Edited by Sara Lenninger, Olga Fischer, Christina Ljungberg and Elżbieta Tabakowska
[Iconicity in Language and Literature 18] 2022
► pp. 265–288
Sign Languages provide ways to create iconically motivated signs, that is, signs whose meaning is directly or indirectly connected to an underlying mental image expressed by the depictive elements of the sign’s form. While signs can be created and used to depict and therefore show what is meant, not all iconically motivated signs are used in this way. Signs of the established lexicon have meanings that are fixed by convention, although their form may be iconically motivated. In signing discourse established signs are used to denote objects, persons, situations or actions (function of ‘telling’). Once the context has thus been clarified iconic signs can be used in the function of ‘showing’. For this purpose, signers often create new, context-fitting iconic signs (‘productive signs’).
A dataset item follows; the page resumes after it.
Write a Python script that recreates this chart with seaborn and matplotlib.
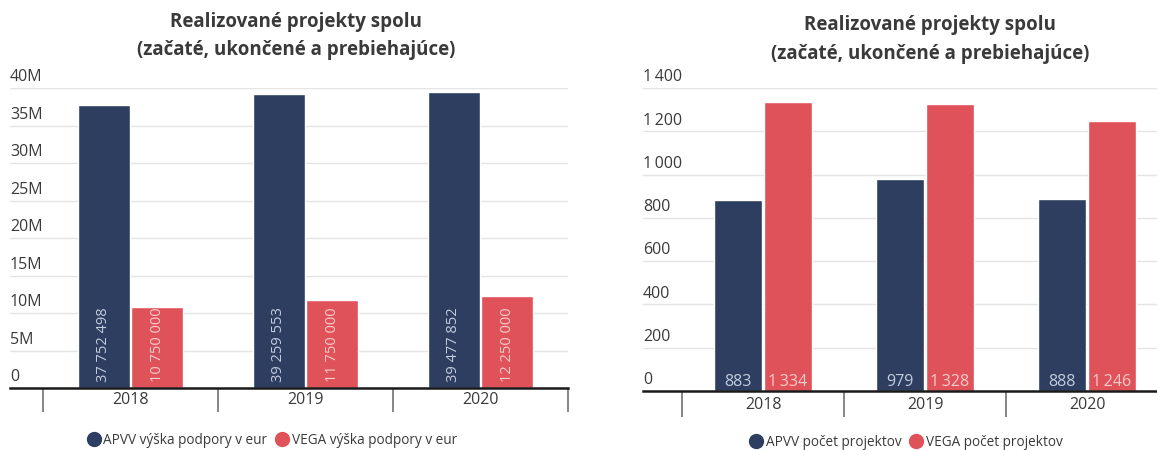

However, iconically motivated established signs can also be used for showing by re-activating their underlying image and modifying their form. When analyzing data it sometimes is difficult to decide whether the sign should be classified as a modified established sign (‘iconic modification’) or as a productive sign. This decision is relevant for annotation (token-type-matching) as well as for the corpus-based lexicographic description of a sign’s usage. In this paper we discuss sequences of a telling sign followed by a showing sign found in the DGS Corpus. We suggest some criteria for the classification and explain where we would draw the line between iconic modification and productive signs.